Embracing past & future
The practice prides itself on active engagement with fusing more traditional elements with progressive technologies. When quizzed as to schemes that illustrate this drive, both Chris and Philip cite their work on Paddington’s new Crossrail station as an exemplar, located adjacent to Isambard Kingdom Brunel’s original listed building (this project is to be presented in the October 2018 issue of ADF). “We tried to imagine; if he were alive today, with all the modern materials and modern construction techniques, what would he do? We didn’t want to do a pastiche of the original building,” Chris explains. With Brunel’s epoch of plentiful cheap labour long passed, Paddington Crossrail station made extensive use of offsite and modern methods of construction to accelerate construction processes and allow for quality to be better assessed.
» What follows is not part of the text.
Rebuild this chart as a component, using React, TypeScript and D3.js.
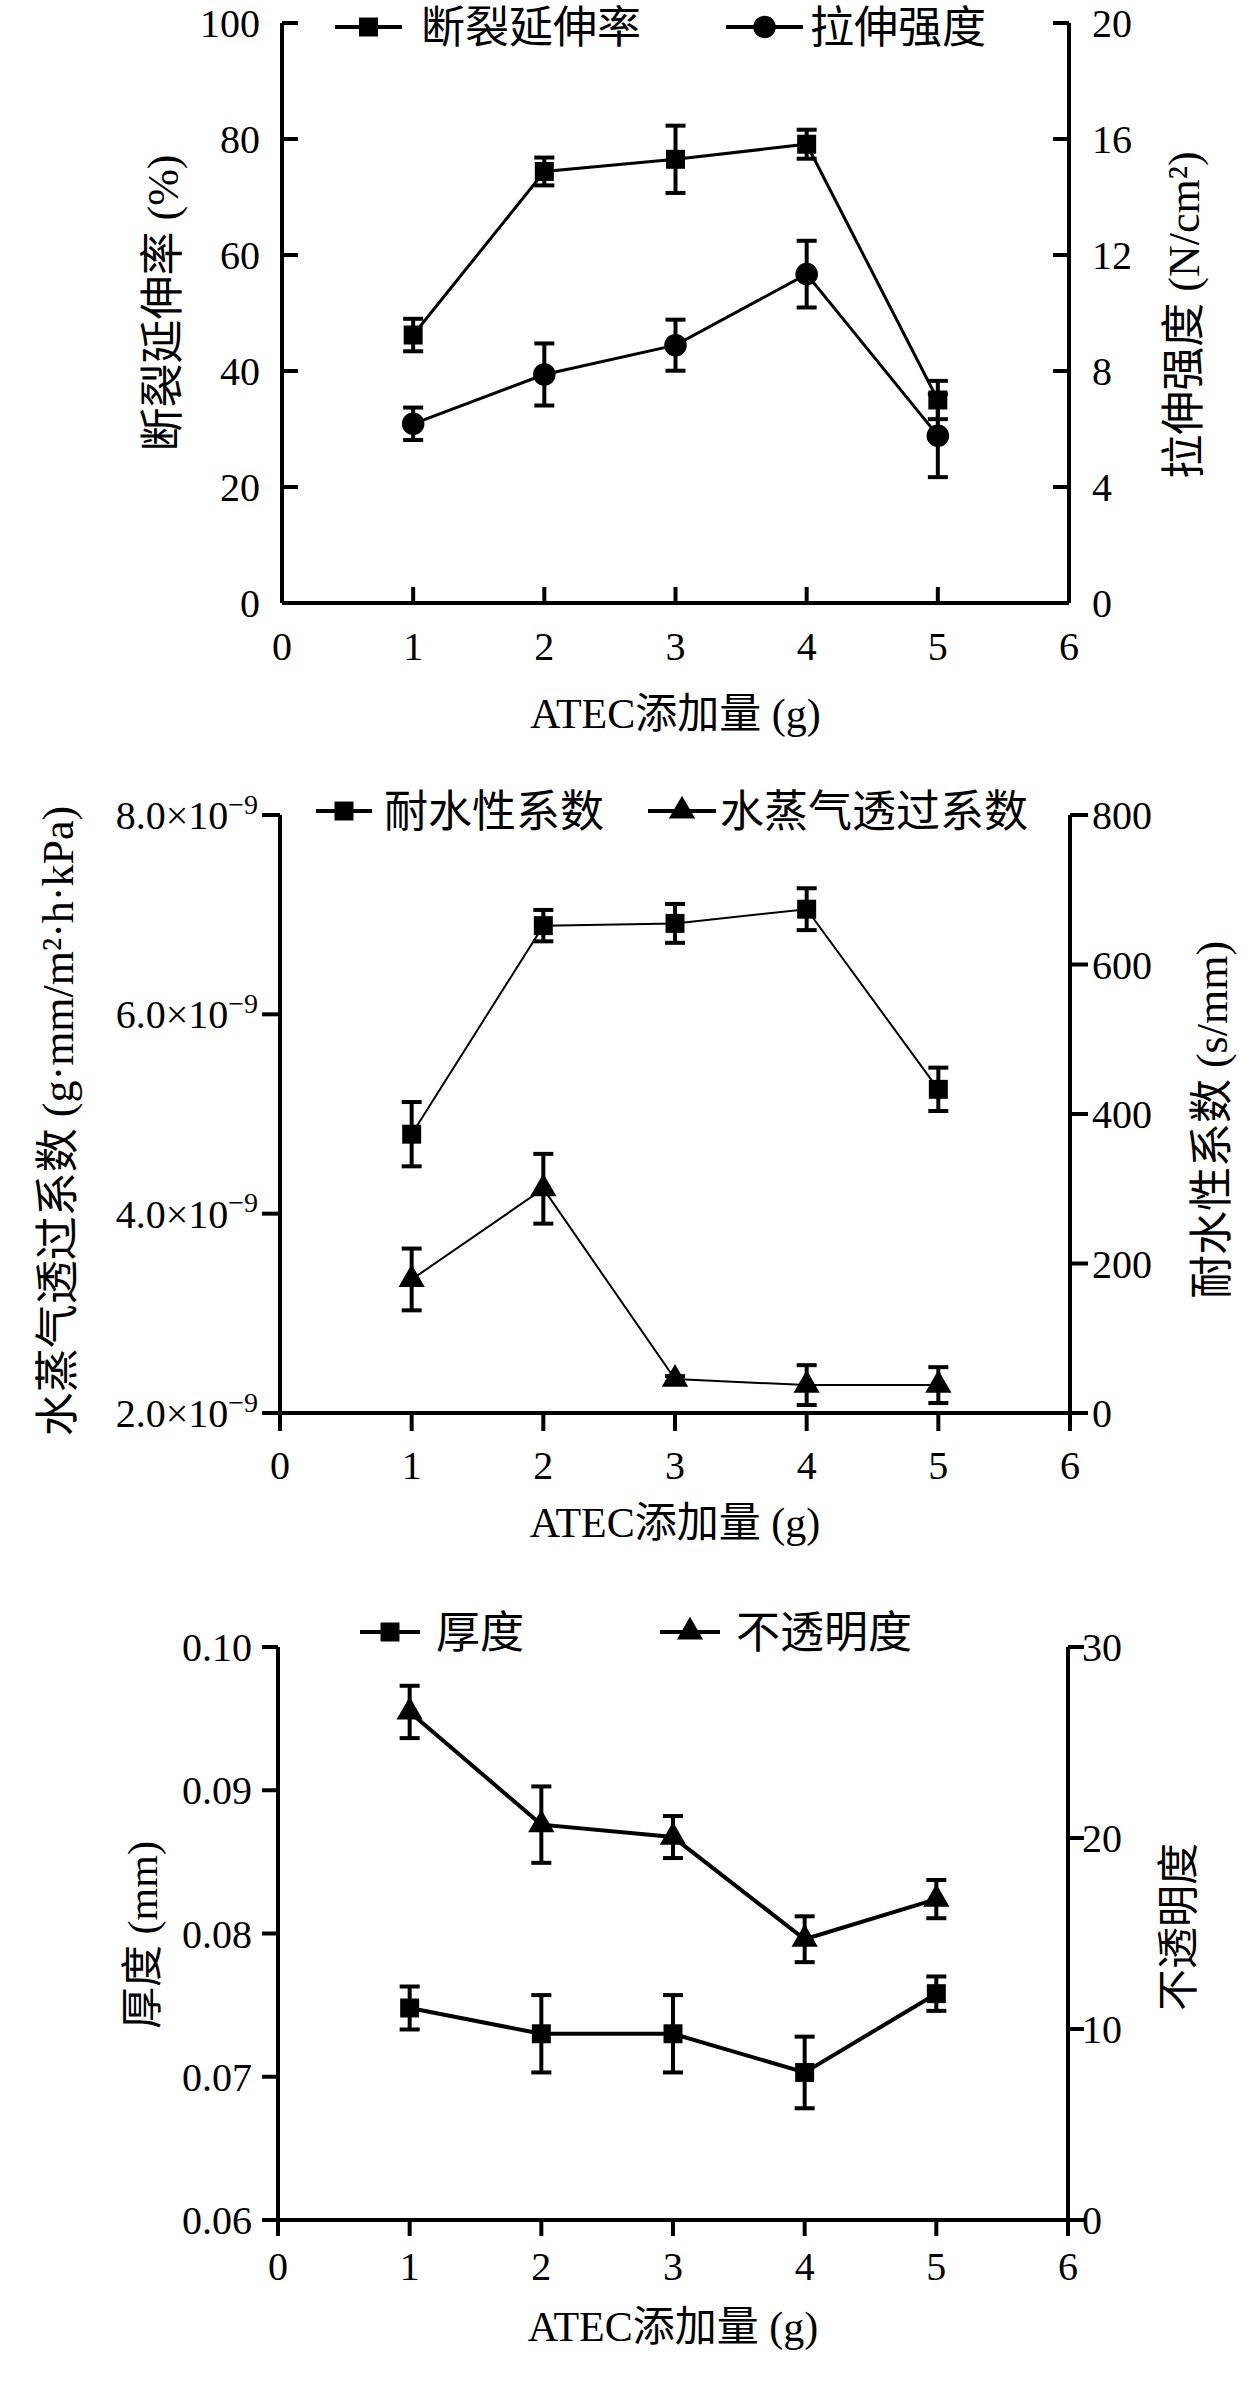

Phil explains further: “In the past couple of years we’ve done quite a lot of work in volumetric and offsite design. It’s high-tech in the way it’s manufactured but, equally, low-tech in how it’s put together.” When asked for exemplars from other, possibly competing firms which have provided inspiration, Philip mentions the “well-crafted” R7 by Duggan Morris, part of the Kings Cross masterplan. For Philip, this scheme with its eye-catching pink exterior “does something different” within the context of the broader locale. Chris notes there is a danger of being ‘typecast’ in the UK: “Part of the problem with being an architect here is that you tend to be recognised for one particular skill or one particular sector of design”. He continues: “I admire practices with a wide variety of different kinds of work, as well as a specialism.” His closing words tie in with WW+P’s aspirations to continue bolstering and broadening their repertoire. Recent appointments, including work on Toronto’s Pearson International Airport, oversight on the developments surrounding East Croydon Station, not to mention a new school in Cambodia, show their commitment to not only consolidate their position in more familiar sectors, but branch out into fruitful new pastures.